[Records excerpted from a collection]

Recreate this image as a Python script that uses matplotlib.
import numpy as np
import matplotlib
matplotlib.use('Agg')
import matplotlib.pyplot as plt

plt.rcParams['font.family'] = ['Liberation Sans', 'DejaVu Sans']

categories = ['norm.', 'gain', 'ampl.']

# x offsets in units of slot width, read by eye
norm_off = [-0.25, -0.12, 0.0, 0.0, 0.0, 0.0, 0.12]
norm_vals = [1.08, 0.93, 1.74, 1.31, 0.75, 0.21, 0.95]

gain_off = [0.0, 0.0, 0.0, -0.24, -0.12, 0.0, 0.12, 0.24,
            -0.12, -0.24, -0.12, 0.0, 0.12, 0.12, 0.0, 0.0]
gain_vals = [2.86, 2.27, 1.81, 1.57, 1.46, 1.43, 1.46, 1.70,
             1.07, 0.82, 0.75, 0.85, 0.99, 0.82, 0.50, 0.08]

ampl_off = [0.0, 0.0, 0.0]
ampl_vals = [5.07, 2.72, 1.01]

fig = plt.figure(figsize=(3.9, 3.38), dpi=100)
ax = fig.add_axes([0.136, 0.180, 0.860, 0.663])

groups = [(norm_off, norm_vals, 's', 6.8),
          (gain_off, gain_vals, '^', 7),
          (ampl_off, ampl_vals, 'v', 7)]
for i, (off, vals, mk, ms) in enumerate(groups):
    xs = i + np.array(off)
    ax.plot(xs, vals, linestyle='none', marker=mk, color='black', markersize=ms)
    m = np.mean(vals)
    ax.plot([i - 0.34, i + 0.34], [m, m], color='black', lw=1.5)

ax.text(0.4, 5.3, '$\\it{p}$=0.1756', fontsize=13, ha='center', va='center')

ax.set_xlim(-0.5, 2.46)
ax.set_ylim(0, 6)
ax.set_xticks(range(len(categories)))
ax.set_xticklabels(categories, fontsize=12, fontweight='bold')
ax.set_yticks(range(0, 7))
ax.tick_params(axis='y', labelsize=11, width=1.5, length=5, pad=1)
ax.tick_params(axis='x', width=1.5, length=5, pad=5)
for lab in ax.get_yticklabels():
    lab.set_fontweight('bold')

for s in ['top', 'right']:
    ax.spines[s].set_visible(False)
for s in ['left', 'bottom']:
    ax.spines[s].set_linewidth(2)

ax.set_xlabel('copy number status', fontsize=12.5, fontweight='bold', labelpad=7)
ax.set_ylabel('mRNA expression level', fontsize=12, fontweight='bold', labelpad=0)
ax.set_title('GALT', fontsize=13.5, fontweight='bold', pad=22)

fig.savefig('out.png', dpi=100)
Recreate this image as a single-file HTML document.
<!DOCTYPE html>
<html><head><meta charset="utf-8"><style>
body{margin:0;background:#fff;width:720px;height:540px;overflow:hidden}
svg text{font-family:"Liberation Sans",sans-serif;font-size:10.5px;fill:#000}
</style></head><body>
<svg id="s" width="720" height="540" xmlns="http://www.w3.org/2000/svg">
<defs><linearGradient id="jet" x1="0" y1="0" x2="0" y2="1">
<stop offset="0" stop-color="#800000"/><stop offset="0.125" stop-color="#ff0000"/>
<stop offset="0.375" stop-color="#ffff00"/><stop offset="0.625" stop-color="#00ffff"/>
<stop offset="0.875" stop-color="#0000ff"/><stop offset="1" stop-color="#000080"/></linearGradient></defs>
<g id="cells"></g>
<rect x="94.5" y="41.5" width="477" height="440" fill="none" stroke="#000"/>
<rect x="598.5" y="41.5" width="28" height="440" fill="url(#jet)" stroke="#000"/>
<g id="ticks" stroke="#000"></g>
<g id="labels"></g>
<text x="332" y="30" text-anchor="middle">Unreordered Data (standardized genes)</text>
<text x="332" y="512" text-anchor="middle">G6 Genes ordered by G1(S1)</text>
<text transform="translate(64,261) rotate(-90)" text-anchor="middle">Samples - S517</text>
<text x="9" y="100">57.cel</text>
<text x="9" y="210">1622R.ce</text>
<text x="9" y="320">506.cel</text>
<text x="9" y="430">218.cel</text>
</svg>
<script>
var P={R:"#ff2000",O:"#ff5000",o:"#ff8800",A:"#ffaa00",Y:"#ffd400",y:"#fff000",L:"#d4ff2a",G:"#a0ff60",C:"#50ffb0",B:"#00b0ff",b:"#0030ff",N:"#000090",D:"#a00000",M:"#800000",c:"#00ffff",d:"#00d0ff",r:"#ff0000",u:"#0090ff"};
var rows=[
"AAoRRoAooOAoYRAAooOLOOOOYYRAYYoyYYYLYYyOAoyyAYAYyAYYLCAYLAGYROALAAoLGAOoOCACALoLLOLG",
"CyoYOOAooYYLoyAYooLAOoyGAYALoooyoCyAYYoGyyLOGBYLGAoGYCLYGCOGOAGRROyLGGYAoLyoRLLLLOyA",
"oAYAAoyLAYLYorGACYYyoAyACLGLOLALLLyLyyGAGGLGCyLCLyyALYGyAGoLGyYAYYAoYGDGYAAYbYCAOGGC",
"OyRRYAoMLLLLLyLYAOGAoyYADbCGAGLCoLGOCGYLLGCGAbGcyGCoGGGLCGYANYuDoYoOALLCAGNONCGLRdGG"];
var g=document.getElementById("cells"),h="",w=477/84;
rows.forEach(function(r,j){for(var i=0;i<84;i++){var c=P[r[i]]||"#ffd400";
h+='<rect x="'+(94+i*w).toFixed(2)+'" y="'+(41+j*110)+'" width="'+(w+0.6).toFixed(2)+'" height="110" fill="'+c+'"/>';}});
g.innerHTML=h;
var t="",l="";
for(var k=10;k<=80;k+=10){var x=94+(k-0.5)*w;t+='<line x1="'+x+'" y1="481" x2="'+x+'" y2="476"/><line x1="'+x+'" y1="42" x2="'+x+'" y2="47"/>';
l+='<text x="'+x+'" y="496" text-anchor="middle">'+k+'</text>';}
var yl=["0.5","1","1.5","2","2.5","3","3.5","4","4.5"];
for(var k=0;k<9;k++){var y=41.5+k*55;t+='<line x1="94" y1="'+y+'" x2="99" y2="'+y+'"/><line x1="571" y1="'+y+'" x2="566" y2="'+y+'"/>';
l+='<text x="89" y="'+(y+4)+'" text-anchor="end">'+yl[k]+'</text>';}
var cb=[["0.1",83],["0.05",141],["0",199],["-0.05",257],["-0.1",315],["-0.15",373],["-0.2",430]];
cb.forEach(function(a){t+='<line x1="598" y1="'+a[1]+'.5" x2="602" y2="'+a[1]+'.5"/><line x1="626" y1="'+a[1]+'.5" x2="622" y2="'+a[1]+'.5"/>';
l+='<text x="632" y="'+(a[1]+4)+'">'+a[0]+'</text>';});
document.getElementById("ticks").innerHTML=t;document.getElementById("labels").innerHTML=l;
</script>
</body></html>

- **SHORT EXERCISE**: The records above should be restated word for word, please.

- **TASK SOLUTION**:
Recreate this image as a Python script that uses matplotlib.
import numpy as np
import matplotlib
matplotlib.use('Agg')
import matplotlib.pyplot as plt

plt.rcParams['font.family'] = ['Liberation Sans', 'DejaVu Sans']

categories = ['norm.', 'gain', 'ampl.']

# x offsets in units of slot width, read by eye
norm_off = [-0.25, -0.12, 0.0, 0.0, 0.0, 0.0, 0.12]
norm_vals = [1.08, 0.93, 1.74, 1.31, 0.75, 0.21, 0.95]

gain_off = [0.0, 0.0, 0.0, -0.24, -0.12, 0.0, 0.12, 0.24,
            -0.12, -0.24, -0.12, 0.0, 0.12, 0.12, 0.0, 0.0]
gain_vals = [2.86, 2.27, 1.81, 1.57, 1.46, 1.43, 1.46, 1.70,
             1.07, 0.82, 0.75, 0.85, 0.99, 0.82, 0.50, 0.08]

ampl_off = [0.0, 0.0, 0.0]
ampl_vals = [5.07, 2.72, 1.01]

fig = plt.figure(figsize=(3.9, 3.38), dpi=100)
ax = fig.add_axes([0.136, 0.180, 0.860, 0.663])

groups = [(norm_off, norm_vals, 's', 6.8),
          (gain_off, gain_vals, '^', 7),
          (ampl_off, ampl_vals, 'v', 7)]
for i, (off, vals, mk, ms) in enumerate(groups):
    xs = i + np.array(off)
    ax.plot(xs, vals, linestyle='none', marker=mk, color='black', markersize=ms)
    m = np.mean(vals)
    ax.plot([i - 0.34, i + 0.34], [m, m], color='black', lw=1.5)

ax.text(0.4, 5.3, '$\\it{p}$=0.1756', fontsize=13, ha='center', va='center')

ax.set_xlim(-0.5, 2.46)
ax.set_ylim(0, 6)
ax.set_xticks(range(len(categories)))
ax.set_xticklabels(categories, fontsize=12, fontweight='bold')
ax.set_yticks(range(0, 7))
ax.tick_params(axis='y', labelsize=11, width=1.5, length=5, pad=1)
ax.tick_params(axis='x', width=1.5, length=5, pad=5)
for lab in ax.get_yticklabels():
    lab.set_fontweight('bold')

for s in ['top', 'right']:
    ax.spines[s].set_visible(False)
for s in ['left', 'bottom']:
    ax.spines[s].set_linewidth(2)

ax.set_xlabel('copy number status', fontsize=12.5, fontweight='bold', labelpad=7)
ax.set_ylabel('mRNA expression level', fontsize=12, fontweight='bold', labelpad=0)
ax.set_title('GALT', fontsize=13.5, fontweight='bold', pad=22)

fig.savefig('out.png', dpi=100)
Recreate this image as a single-file HTML document.
<!DOCTYPE html>
<html><head><meta charset="utf-8"><style>
body{margin:0;background:#fff;width:720px;height:540px;overflow:hidden}
svg text{font-family:"Liberation Sans",sans-serif;font-size:10.5px;fill:#000}
</style></head><body>
<svg id="s" width="720" height="540" xmlns="http://www.w3.org/2000/svg">
<defs><linearGradient id="jet" x1="0" y1="0" x2="0" y2="1">
<stop offset="0" stop-color="#800000"/><stop offset="0.125" stop-color="#ff0000"/>
<stop offset="0.375" stop-color="#ffff00"/><stop offset="0.625" stop-color="#00ffff"/>
<stop offset="0.875" stop-color="#0000ff"/><stop offset="1" stop-color="#000080"/></linearGradient></defs>
<g id="cells"></g>
<rect x="94.5" y="41.5" width="477" height="440" fill="none" stroke="#000"/>
<rect x="598.5" y="41.5" width="28" height="440" fill="url(#jet)" stroke="#000"/>
<g id="ticks" stroke="#000"></g>
<g id="labels"></g>
<text x="332" y="30" text-anchor="middle">Unreordered Data (standardized genes)</text>
<text x="332" y="512" text-anchor="middle">G6 Genes ordered by G1(S1)</text>
<text transform="translate(64,261) rotate(-90)" text-anchor="middle">Samples - S517</text>
<text x="9" y="100">57.cel</text>
<text x="9" y="210">1622R.ce</text>
<text x="9" y="320">506.cel</text>
<text x="9" y="430">218.cel</text>
</svg>
<script>
var P={R:"#ff2000",O:"#ff5000",o:"#ff8800",A:"#ffaa00",Y:"#ffd400",y:"#fff000",L:"#d4ff2a",G:"#a0ff60",C:"#50ffb0",B:"#00b0ff",b:"#0030ff",N:"#000090",D:"#a00000",M:"#800000",c:"#00ffff",d:"#00d0ff",r:"#ff0000",u:"#0090ff"};
var rows=[
"AAoRRoAooOAoYRAAooOLOOOOYYRAYYoyYYYLYYyOAoyyAYAYyAYYLCAYLAGYROALAAoLGAOoOCACALoLLOLG",
"CyoYOOAooYYLoyAYooLAOoyGAYALoooyoCyAYYoGyyLOGBYLGAoGYCLYGCOGOAGRROyLGGYAoLyoRLLLLOyA",
"oAYAAoyLAYLYorGACYYyoAyACLGLOLALLLyLyyGAGGLGCyLCLyyALYGyAGoLGyYAYYAoYGDGYAAYbYCAOGGC",
"OyRRYAoMLLLLLyLYAOGAoyYADbCGAGLCoLGOCGYLLGCGAbGcyGCoGGGLCGYANYuDoYoOALLCAGNONCGLRdGG"];
var g=document.getElementById("cells"),h="",w=477/84;
rows.forEach(function(r,j){for(var i=0;i<84;i++){var c=P[r[i]]||"#ffd400";
h+='<rect x="'+(94+i*w).toFixed(2)+'" y="'+(41+j*110)+'" width="'+(w+0.6).toFixed(2)+'" height="110" fill="'+c+'"/>';}});
g.innerHTML=h;
var t="",l="";
for(var k=10;k<=80;k+=10){var x=94+(k-0.5)*w;t+='<line x1="'+x+'" y1="481" x2="'+x+'" y2="476"/><line x1="'+x+'" y1="42" x2="'+x+'" y2="47"/>';
l+='<text x="'+x+'" y="496" text-anchor="middle">'+k+'</text>';}
var yl=["0.5","1","1.5","2","2.5","3","3.5","4","4.5"];
for(var k=0;k<9;k++){var y=41.5+k*55;t+='<line x1="94" y1="'+y+'" x2="99" y2="'+y+'"/><line x1="571" y1="'+y+'" x2="566" y2="'+y+'"/>';
l+='<text x="89" y="'+(y+4)+'" text-anchor="end">'+yl[k]+'</text>';}
var cb=[["0.1",83],["0.05",141],["0",199],["-0.05",257],["-0.1",315],["-0.15",373],["-0.2",430]];
cb.forEach(function(a){t+='<line x1="598" y1="'+a[1]+'.5" x2="602" y2="'+a[1]+'.5"/><line x1="626" y1="'+a[1]+'.5" x2="622" y2="'+a[1]+'.5"/>';
l+='<text x="632" y="'+(a[1]+4)+'">'+a[0]+'</text>';});
document.getElementById("ticks").innerHTML=t;document.getElementById("labels").innerHTML=l;
</script>
</body></html>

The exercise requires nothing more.